(WHAT IS ASKED):
Everything from the line with "Write a Python" down to the line with "y_limits = [(90, 99), (91, 99), (92, 100), (89, 99)]" below must be printed exactly, those two lines included. Exclude pictures.

(SOURCE MATERIAL):
** begin **

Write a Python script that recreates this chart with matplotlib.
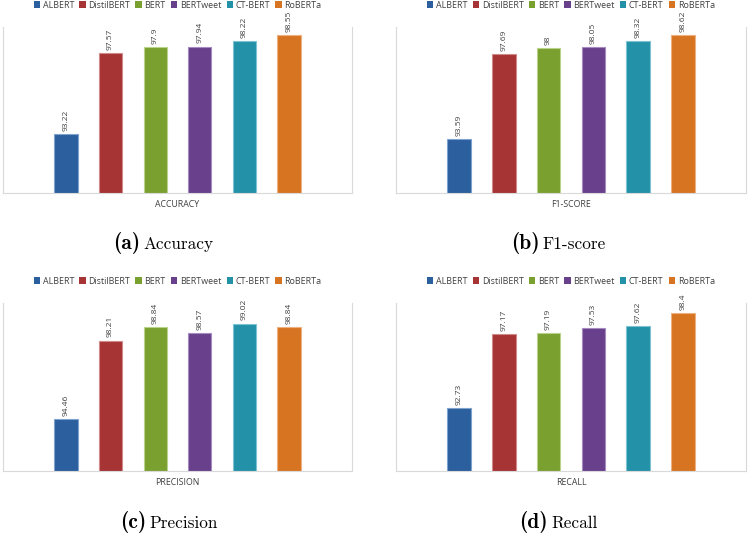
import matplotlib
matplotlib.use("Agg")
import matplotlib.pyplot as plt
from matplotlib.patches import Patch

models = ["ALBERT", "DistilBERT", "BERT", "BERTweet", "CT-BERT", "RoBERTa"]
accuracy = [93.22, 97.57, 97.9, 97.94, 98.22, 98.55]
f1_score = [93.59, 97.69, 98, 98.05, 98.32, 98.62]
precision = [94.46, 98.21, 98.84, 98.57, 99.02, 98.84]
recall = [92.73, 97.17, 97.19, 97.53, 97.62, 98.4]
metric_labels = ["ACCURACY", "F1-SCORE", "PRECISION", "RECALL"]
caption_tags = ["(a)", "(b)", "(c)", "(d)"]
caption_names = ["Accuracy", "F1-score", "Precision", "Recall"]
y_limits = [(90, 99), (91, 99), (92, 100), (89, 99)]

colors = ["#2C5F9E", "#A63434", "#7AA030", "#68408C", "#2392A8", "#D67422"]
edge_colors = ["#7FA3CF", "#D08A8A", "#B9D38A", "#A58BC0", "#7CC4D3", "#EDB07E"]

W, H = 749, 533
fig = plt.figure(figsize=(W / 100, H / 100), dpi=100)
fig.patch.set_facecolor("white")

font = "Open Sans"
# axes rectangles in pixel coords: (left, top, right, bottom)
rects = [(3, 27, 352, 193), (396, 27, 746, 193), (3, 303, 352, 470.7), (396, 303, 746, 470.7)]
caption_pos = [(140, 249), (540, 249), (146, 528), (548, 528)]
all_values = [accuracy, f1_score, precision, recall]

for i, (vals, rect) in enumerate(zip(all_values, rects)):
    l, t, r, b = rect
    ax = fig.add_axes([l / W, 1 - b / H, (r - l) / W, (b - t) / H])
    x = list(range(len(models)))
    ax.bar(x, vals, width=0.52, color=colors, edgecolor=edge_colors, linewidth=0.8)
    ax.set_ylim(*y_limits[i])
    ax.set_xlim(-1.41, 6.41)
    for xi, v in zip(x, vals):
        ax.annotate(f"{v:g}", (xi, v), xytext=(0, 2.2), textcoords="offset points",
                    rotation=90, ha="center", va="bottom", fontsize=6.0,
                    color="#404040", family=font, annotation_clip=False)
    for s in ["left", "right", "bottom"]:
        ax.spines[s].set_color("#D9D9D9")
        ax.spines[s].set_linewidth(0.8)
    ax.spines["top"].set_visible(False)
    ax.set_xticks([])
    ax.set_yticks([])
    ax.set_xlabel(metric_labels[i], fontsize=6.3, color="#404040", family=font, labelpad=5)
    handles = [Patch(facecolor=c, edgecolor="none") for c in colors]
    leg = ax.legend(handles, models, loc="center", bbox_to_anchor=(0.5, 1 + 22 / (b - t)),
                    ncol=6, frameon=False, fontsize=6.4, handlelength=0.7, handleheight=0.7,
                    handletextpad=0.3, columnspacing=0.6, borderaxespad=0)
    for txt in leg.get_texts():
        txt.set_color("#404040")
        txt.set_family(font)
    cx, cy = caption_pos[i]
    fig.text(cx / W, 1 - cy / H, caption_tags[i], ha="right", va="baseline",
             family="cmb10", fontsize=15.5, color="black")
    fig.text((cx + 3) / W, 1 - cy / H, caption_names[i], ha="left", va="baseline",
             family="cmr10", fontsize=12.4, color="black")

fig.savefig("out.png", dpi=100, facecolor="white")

** end **
** begin **

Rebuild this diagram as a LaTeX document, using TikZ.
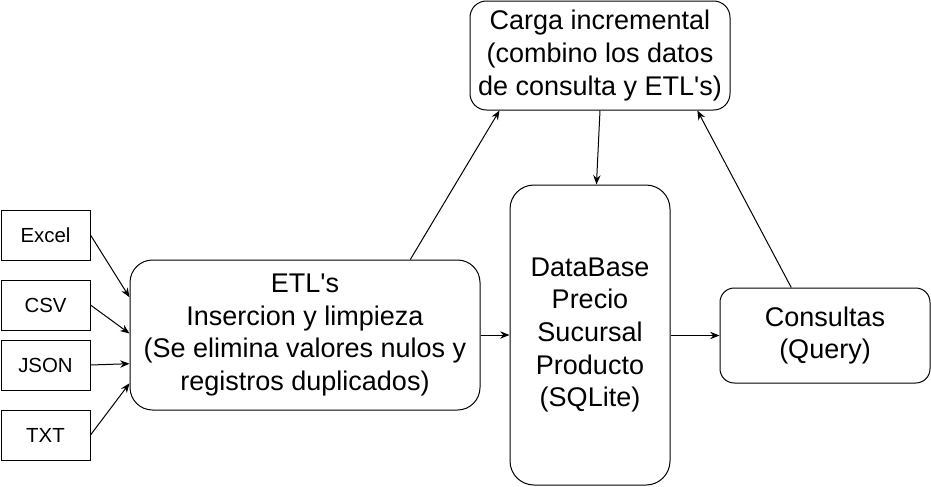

** end **
** begin **

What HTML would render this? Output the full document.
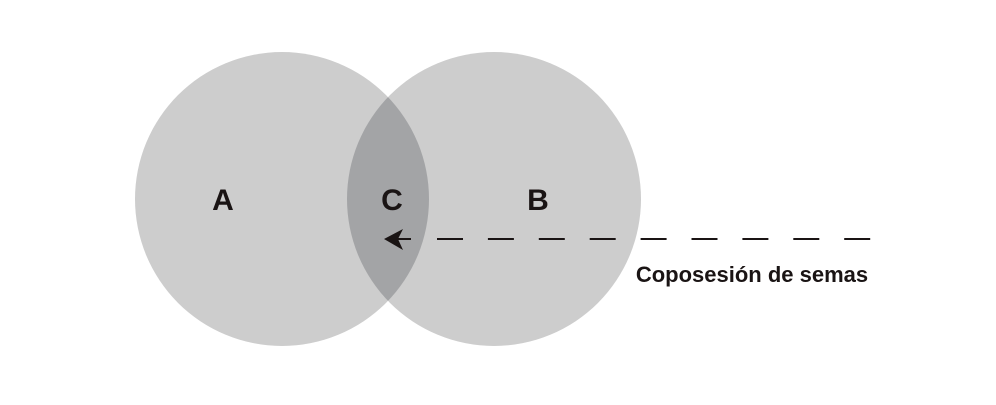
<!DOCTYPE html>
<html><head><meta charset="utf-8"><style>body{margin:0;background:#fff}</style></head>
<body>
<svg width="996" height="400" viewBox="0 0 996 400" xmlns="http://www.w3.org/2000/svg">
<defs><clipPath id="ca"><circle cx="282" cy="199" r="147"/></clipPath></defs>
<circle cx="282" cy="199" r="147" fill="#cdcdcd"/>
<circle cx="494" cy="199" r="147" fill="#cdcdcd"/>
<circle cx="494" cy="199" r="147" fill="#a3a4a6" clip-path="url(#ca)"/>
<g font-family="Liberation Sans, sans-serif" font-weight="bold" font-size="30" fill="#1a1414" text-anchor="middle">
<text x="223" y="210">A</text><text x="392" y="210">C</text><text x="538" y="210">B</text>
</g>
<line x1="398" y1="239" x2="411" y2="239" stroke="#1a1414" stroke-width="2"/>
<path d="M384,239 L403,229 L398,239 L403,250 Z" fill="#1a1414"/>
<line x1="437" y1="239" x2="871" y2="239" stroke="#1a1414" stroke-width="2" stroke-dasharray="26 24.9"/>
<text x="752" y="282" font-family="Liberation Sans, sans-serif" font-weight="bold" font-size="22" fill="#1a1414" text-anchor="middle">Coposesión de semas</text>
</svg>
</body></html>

** end **

(TASK RESPONSE):
Write a Python script that recreates this chart with matplotlib.
import matplotlib
matplotlib.use("Agg")
import matplotlib.pyplot as plt
from matplotlib.patches import Patch

models = ["ALBERT", "DistilBERT", "BERT", "BERTweet", "CT-BERT", "RoBERTa"]
accuracy = [93.22, 97.57, 97.9, 97.94, 98.22, 98.55]
f1_score = [93.59, 97.69, 98, 98.05, 98.32, 98.62]
precision = [94.46, 98.21, 98.84, 98.57, 99.02, 98.84]
recall = [92.73, 97.17, 97.19, 97.53, 97.62, 98.4]
metric_labels = ["ACCURACY", "F1-SCORE", "PRECISION", "RECALL"]
caption_tags = ["(a)", "(b)", "(c)", "(d)"]
caption_names = ["Accuracy", "F1-score", "Precision", "Recall"]
y_limits = [(90, 99), (91, 99), (92, 100), (89, 99)]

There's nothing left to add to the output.